*To do:* Below are the records; give again exactly the lines from the one containing "What TikZ code" through the one containing "(ar) at (336,409);", leaving out pictures.

*Raw records:*
+ + + + +

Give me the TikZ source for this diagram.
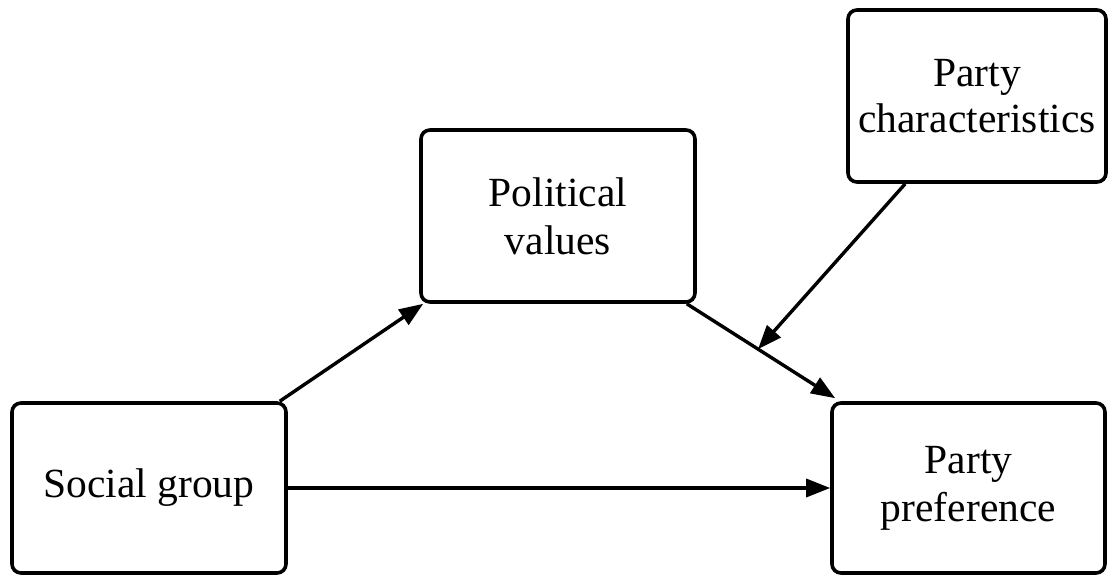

+ + + + +

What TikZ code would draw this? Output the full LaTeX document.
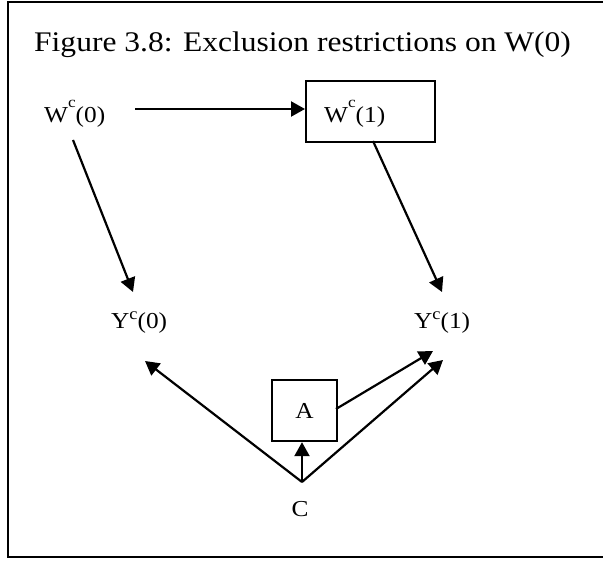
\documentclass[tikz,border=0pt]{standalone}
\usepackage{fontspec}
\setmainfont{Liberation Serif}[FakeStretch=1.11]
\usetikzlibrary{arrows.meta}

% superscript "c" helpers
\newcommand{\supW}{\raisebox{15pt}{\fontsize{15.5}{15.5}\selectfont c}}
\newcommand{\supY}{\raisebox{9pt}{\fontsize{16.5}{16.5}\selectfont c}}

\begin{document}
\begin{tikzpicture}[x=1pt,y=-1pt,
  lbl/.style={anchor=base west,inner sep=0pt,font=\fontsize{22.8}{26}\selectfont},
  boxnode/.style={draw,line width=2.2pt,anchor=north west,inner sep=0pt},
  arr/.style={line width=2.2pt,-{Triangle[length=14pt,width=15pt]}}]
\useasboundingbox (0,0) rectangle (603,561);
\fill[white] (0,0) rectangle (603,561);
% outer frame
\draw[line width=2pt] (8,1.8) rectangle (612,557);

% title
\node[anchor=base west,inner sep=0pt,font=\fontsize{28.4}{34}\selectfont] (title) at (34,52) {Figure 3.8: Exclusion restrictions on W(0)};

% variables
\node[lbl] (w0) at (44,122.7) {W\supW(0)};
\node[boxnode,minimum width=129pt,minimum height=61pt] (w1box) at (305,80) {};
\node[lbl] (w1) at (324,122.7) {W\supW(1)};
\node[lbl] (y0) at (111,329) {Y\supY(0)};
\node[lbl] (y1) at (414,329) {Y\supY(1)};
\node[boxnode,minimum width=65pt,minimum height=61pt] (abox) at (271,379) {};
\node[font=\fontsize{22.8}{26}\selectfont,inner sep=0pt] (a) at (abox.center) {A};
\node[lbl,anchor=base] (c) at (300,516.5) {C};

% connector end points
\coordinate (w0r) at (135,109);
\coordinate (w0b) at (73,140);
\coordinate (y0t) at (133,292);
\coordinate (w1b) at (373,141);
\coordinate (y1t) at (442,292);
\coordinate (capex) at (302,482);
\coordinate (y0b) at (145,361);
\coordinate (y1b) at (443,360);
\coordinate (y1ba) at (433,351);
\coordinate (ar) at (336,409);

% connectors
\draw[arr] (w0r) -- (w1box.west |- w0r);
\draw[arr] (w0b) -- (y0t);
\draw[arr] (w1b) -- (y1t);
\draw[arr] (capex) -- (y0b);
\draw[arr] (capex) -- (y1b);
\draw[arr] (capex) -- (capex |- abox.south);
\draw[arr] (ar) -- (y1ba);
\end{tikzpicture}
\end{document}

+ + + + +

*Problem solution:*
What TikZ code would draw this? Output the full LaTeX document.
\documentclass[tikz,border=0pt]{standalone}
\usepackage{fontspec}
\setmainfont{Liberation Serif}[FakeStretch=1.11]
\usetikzlibrary{arrows.meta}

% superscript "c" helpers
\newcommand{\supW}{\raisebox{15pt}{\fontsize{15.5}{15.5}\selectfont c}}
\newcommand{\supY}{\raisebox{9pt}{\fontsize{16.5}{16.5}\selectfont c}}

\begin{document}
\begin{tikzpicture}[x=1pt,y=-1pt,
  lbl/.style={anchor=base west,inner sep=0pt,font=\fontsize{22.8}{26}\selectfont},
  boxnode/.style={draw,line width=2.2pt,anchor=north west,inner sep=0pt},
  arr/.style={line width=2.2pt,-{Triangle[length=14pt,width=15pt]}}]
\useasboundingbox (0,0) rectangle (603,561);
\fill[white] (0,0) rectangle (603,561);
% outer frame
\draw[line width=2pt] (8,1.8) rectangle (612,557);

% title
\node[anchor=base west,inner sep=0pt,font=\fontsize{28.4}{34}\selectfont] (title) at (34,52) {Figure 3.8: Exclusion restrictions on W(0)};

% variables
\node[lbl] (w0) at (44,122.7) {W\supW(0)};
\node[boxnode,minimum width=129pt,minimum height=61pt] (w1box) at (305,80) {};
\node[lbl] (w1) at (324,122.7) {W\supW(1)};
\node[lbl] (y0) at (111,329) {Y\supY(0)};
\node[lbl] (y1) at (414,329) {Y\supY(1)};
\node[boxnode,minimum width=65pt,minimum height=61pt] (abox) at (271,379) {};
\node[font=\fontsize{22.8}{26}\selectfont,inner sep=0pt] (a) at (abox.center) {A};
\node[lbl,anchor=base] (c) at (300,516.5) {C};

% connector end points
\coordinate (w0r) at (135,109);
\coordinate (w0b) at (73,140);
\coordinate (y0t) at (133,292);
\coordinate (w1b) at (373,141);
\coordinate (y1t) at (442,292);
\coordinate (capex) at (302,482);
\coordinate (y0b) at (145,361);
\coordinate (y1b) at (443,360);
\coordinate (y1ba) at (433,351);
\coordinate (ar) at (336,409);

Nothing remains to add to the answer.